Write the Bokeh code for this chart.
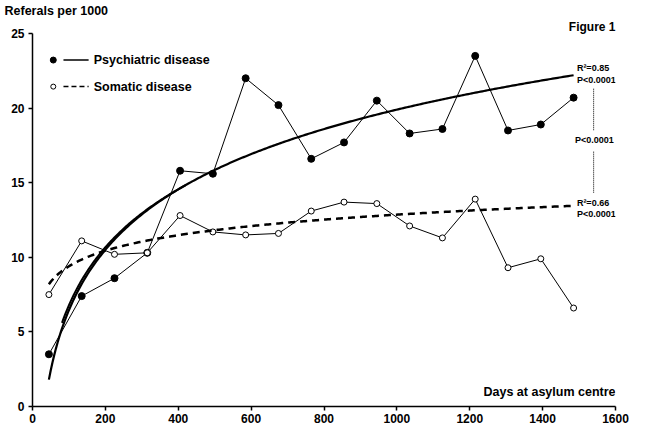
import numpy as np
from bokeh.plotting import figure
from bokeh.models import Range1d, Label, Title
from bokeh.embed import file_html
from bokeh.resources import INLINE

# ---- data ----
days = [45, 135, 225, 315, 405, 495, 585, 675, 765, 855, 945, 1035, 1125, 1215, 1305, 1395, 1485]
psychiatric = [3.5, 7.4, 8.6, 10.3, 15.8, 15.6, 22.0, 20.2, 16.6, 17.7, 20.5, 18.3, 18.6, 23.5, 18.5, 18.9, 20.7]
somatic = [7.5, 11.1, 10.2, 10.3, 12.8, 11.7, 11.5, 11.6, 13.1, 13.7, 13.6, 12.1, 11.3, 13.9, 9.3, 9.9, 6.6]

# logarithmic trend lines y = a + b*ln(x), coefficients
psy_fit_a, psy_fit_b = -20.41, 5.835
psy_fit2_a, psy_fit2_b = -19.02, 5.604
som_fit_a, som_fit_b = 2.483, 1.502

x_ticks = [0, 200, 400, 600, 800, 1000, 1200, 1400, 1600]
y_ticks = [0, 5, 10, 15, 20, 25]

FONT = "Liberation Sans"

p = figure(width=629, height=427, output_backend="svg", toolbar_location=None,
           x_range=Range1d(0, 1600), y_range=Range1d(0, 25),
           min_border_left=32, min_border_right=14, min_border_top=33, min_border_bottom=21)
p.outline_line_color = None
p.xgrid.visible = False
p.ygrid.visible = False
p.background_fill_color = "white"
p.border_fill_color = "white"

# titles above the frame: y-axis caption (outer) and "Figure 1" (inner)
p.title.text = "Referals per 1000"
p.title.align = "left"
p.title.offset = -28
p.title.standoff = 0
p.title.text_font = FONT
p.title.text_font_style = "bold"
p.title.text_font_size = "12.5px"
p.title.text_color = "black"
fig_title = Title(text="Figure 1", align="right", standoff=0, text_font=FONT,
                  text_font_style="bold", text_font_size="12px", text_color="black")
p.add_layout(fig_title, "above")

for ax in (p.xaxis[0], p.yaxis[0]):
    ax.axis_line_width = 1.5
    ax.major_tick_line_width = 1.5
    ax.major_tick_in = 0
    ax.major_tick_out = 4
    ax.minor_tick_line_color = None
    ax.major_label_text_font = FONT
    ax.major_label_text_font_style = "bold"
    ax.major_label_text_font_size = "12px"
    ax.major_label_text_color = "black"
    ax.axis_line_color = "black"
    ax.major_tick_line_color = "black"
p.xaxis.ticker = x_ticks
p.yaxis.ticker = y_ticks
p.xaxis.major_label_standoff = 3
p.yaxis.major_label_standoff = 4

# data series
p.line(days, psychiatric, line_color="black", line_width=1)
p.line(days, somatic, line_color="black", line_width=1)
p.scatter(days, psychiatric, size=7, fill_color="black", line_color="black")
p.scatter(days, somatic, size=6, fill_color="white", line_color="black", line_width=1)

# trend lines
xs = np.linspace(days[0], days[-1], 300)
p.line(xs, psy_fit_a + psy_fit_b * np.log(xs), line_color="black", line_width=2.2)
xs2 = np.linspace(81, 420, 120)
p.line(xs2, psy_fit2_a + psy_fit2_b * np.log(xs2), line_color="black", line_width=2)
p.line(xs, som_fit_a + som_fit_b * np.log(xs), line_color="black", line_width=2.5, line_dash="7 5")

# legend (drawn by hand: marker, then line, then text)
p.scatter([57], [23.22], size=6, fill_color="black", line_color="black")
p.line([85, 154], [23.22, 23.22], line_color="black", line_width=1.5)
p.scatter([57], [21.44], size=5, fill_color="white", line_color="black")
p.line([85, 154], [21.44, 21.44], line_color="black", line_width=1.5, line_dash="5 3")

def lab(x, y, text, size, align="left"):
    p.add_layout(Label(x=x, y=y, text=text, text_font=FONT, text_font_style="bold",
                       text_font_size=size, text_align=align, text_baseline="middle",
                       text_color="black"))

lab(168, 23.22, "Psychiatric disease", "12.5px")
lab(168, 21.44, "Somatic disease", "12.5px")
lab(1600, 0.99, "Days at asylum centre", "12.5px", align="right")

# significance annotations
lab(1494, 22.7, "R²=0.85", "9px")
lab(1494, 21.9, "P<0.0001", "9px")
p.line([1540, 1540], [21.3, 18.47], line_color="black", line_width=1, line_dash="1 1")
lab(1489, 17.88, "P<0.0001", "9px")
p.line([1540, 1540], [17.08, 14.31], line_color="black", line_width=1, line_dash="1 1")
lab(1494, 13.65, "R²=0.66", "9px")
lab(1494, 12.93, "P<0.0001", "9px")

open("out.html", "w").write(file_html(p, INLINE))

[What this task involves] Leave out any pictures, please, and quote only the lines from the top of the data through the line that contains "from bokeh.resources import INLINE".

[Solution for this task]
Write the Bokeh code for this chart.
import numpy as np
from bokeh.plotting import figure
from bokeh.models import Range1d, Label, Title
from bokeh.embed import file_html
from bokeh.resources import INLINE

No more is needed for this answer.